## EXERCISE INSTRUCTIONS
Quote the data below in full, minus the images.

## SOURCE DATA
>> Begin

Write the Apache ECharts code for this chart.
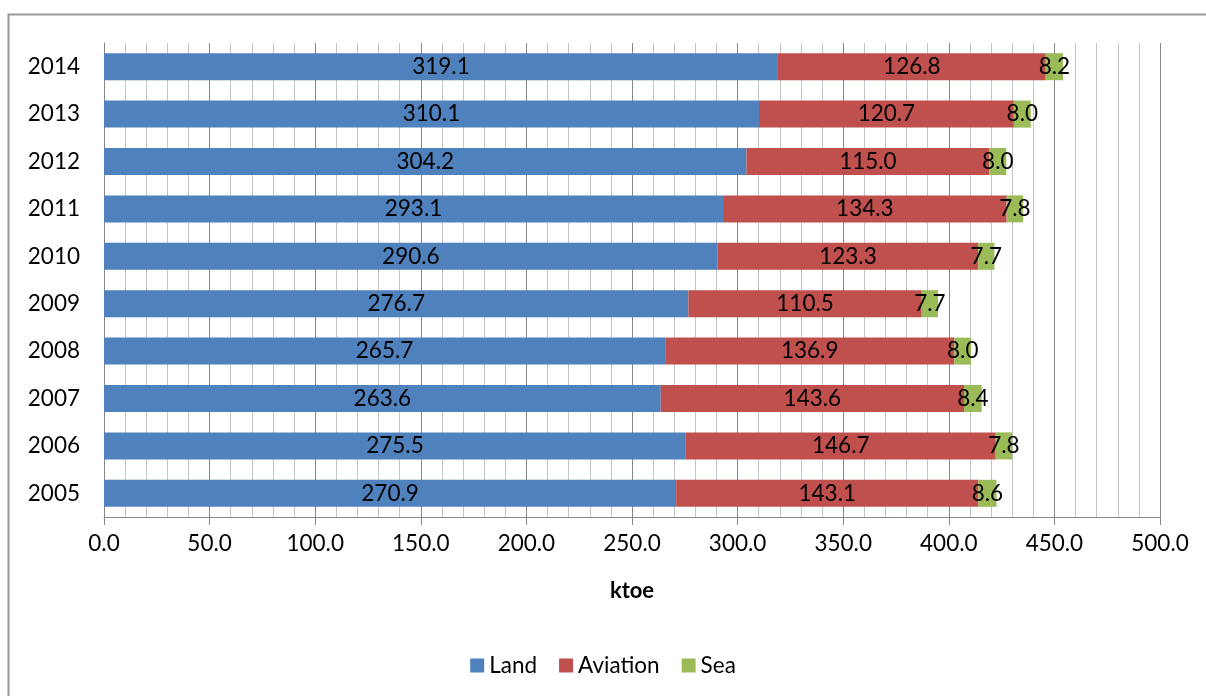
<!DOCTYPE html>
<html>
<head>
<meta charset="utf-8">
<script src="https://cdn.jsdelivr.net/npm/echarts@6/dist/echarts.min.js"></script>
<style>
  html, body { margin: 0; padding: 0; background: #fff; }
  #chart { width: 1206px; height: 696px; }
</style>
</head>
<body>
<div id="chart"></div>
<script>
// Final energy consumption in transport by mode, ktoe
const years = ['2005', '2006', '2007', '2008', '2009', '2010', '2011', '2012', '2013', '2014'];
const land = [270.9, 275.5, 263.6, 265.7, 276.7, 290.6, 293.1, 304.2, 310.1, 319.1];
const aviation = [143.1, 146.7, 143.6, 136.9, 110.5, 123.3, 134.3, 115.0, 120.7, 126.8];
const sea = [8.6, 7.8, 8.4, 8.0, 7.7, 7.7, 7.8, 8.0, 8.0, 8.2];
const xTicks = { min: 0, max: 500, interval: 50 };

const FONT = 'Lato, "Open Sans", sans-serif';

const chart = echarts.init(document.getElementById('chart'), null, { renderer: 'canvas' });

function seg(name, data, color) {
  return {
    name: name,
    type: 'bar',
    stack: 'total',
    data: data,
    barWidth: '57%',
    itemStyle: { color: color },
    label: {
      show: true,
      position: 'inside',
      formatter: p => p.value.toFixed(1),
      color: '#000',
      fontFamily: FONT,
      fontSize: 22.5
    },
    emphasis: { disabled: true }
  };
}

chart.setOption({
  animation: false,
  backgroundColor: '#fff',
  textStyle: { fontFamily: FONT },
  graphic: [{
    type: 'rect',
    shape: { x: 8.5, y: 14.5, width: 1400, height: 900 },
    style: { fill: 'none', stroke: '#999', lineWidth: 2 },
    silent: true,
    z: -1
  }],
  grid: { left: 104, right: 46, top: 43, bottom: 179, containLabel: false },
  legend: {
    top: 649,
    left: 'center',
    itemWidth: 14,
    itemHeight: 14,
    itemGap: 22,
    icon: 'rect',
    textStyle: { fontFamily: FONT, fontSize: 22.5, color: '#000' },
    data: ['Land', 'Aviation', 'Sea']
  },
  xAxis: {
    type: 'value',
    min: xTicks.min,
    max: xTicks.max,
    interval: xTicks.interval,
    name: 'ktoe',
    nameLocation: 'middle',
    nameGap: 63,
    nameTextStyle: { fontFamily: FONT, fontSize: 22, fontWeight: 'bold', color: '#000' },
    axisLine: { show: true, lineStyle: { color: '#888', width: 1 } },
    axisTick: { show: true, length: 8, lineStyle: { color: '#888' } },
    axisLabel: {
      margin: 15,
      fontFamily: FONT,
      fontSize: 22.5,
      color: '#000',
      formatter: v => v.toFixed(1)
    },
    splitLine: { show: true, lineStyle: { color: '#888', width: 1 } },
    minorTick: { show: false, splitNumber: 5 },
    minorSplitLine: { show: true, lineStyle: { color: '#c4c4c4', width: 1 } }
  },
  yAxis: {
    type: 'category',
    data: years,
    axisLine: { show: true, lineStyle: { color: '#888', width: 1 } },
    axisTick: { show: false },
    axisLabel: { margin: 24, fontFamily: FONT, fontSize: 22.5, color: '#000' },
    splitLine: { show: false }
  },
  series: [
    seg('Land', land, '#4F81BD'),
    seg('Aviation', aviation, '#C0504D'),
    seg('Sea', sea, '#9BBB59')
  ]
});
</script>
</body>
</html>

>> End

## RESULT OF THIS EXERCISE
Write the Apache ECharts code for this chart.
<!DOCTYPE html>
<html>
<head>
<meta charset="utf-8">
<script src="https://cdn.jsdelivr.net/npm/echarts@6/dist/echarts.min.js"></script>
<style>
  html, body { margin: 0; padding: 0; background: #fff; }
  #chart { width: 1206px; height: 696px; }
</style>
</head>
<body>
<div id="chart"></div>
<script>
// Final energy consumption in transport by mode, ktoe
const years = ['2005', '2006', '2007', '2008', '2009', '2010', '2011', '2012', '2013', '2014'];
const land = [270.9, 275.5, 263.6, 265.7, 276.7, 290.6, 293.1, 304.2, 310.1, 319.1];
const aviation = [143.1, 146.7, 143.6, 136.9, 110.5, 123.3, 134.3, 115.0, 120.7, 126.8];
const sea = [8.6, 7.8, 8.4, 8.0, 7.7, 7.7, 7.8, 8.0, 8.0, 8.2];
const xTicks = { min: 0, max: 500, interval: 50 };

const FONT = 'Lato, "Open Sans", sans-serif';

const chart = echarts.init(document.getElementById('chart'), null, { renderer: 'canvas' });

function seg(name, data, color) {
  return {
    name: name,
    type: 'bar',
    stack: 'total',
    data: data,
    barWidth: '57%',
    itemStyle: { color: color },
    label: {
      show: true,
      position: 'inside',
      formatter: p => p.value.toFixed(1),
      color: '#000',
      fontFamily: FONT,
      fontSize: 22.5
    },
    emphasis: { disabled: true }
  };
}

chart.setOption({
  animation: false,
  backgroundColor: '#fff',
  textStyle: { fontFamily: FONT },
  graphic: [{
    type: 'rect',
    shape: { x: 8.5, y: 14.5, width: 1400, height: 900 },
    style: { fill: 'none', stroke: '#999', lineWidth: 2 },
    silent: true,
    z: -1
  }],
  grid: { left: 104, right: 46, top: 43, bottom: 179, containLabel: false },
  legend: {
    top: 649,
    left: 'center',
    itemWidth: 14,
    itemHeight: 14,
    itemGap: 22,
    icon: 'rect',
    textStyle: { fontFamily: FONT, fontSize: 22.5, color: '#000' },
    data: ['Land', 'Aviation', 'Sea']
  },
  xAxis: {
    type: 'value',
    min: xTicks.min,
    max: xTicks.max,
    interval: xTicks.interval,
    name: 'ktoe',
    nameLocation: 'middle',
    nameGap: 63,
    nameTextStyle: { fontFamily: FONT, fontSize: 22, fontWeight: 'bold', color: '#000' },
    axisLine: { show: true, lineStyle: { color: '#888', width: 1 } },
    axisTick: { show: true, length: 8, lineStyle: { color: '#888' } },
    axisLabel: {
      margin: 15,
      fontFamily: FONT,
      fontSize: 22.5,
      color: '#000',
      formatter: v => v.toFixed(1)
    },
    splitLine: { show: true, lineStyle: { color: '#888', width: 1 } },
    minorTick: { show: false, splitNumber: 5 },
    minorSplitLine: { show: true, lineStyle: { color: '#c4c4c4', width: 1 } }
  },
  yAxis: {
    type: 'category',
    data: years,
    axisLine: { show: true, lineStyle: { color: '#888', width: 1 } },
    axisTick: { show: false },
    axisLabel: { margin: 24, fontFamily: FONT, fontSize: 22.5, color: '#000' },
    splitLine: { show: false }
  },
  series: [
    seg('Land', land, '#4F81BD'),
    seg('Aviation', aviation, '#C0504D'),
    seg('Sea', sea, '#9BBB59')
  ]
});
</script>
</body>
</html>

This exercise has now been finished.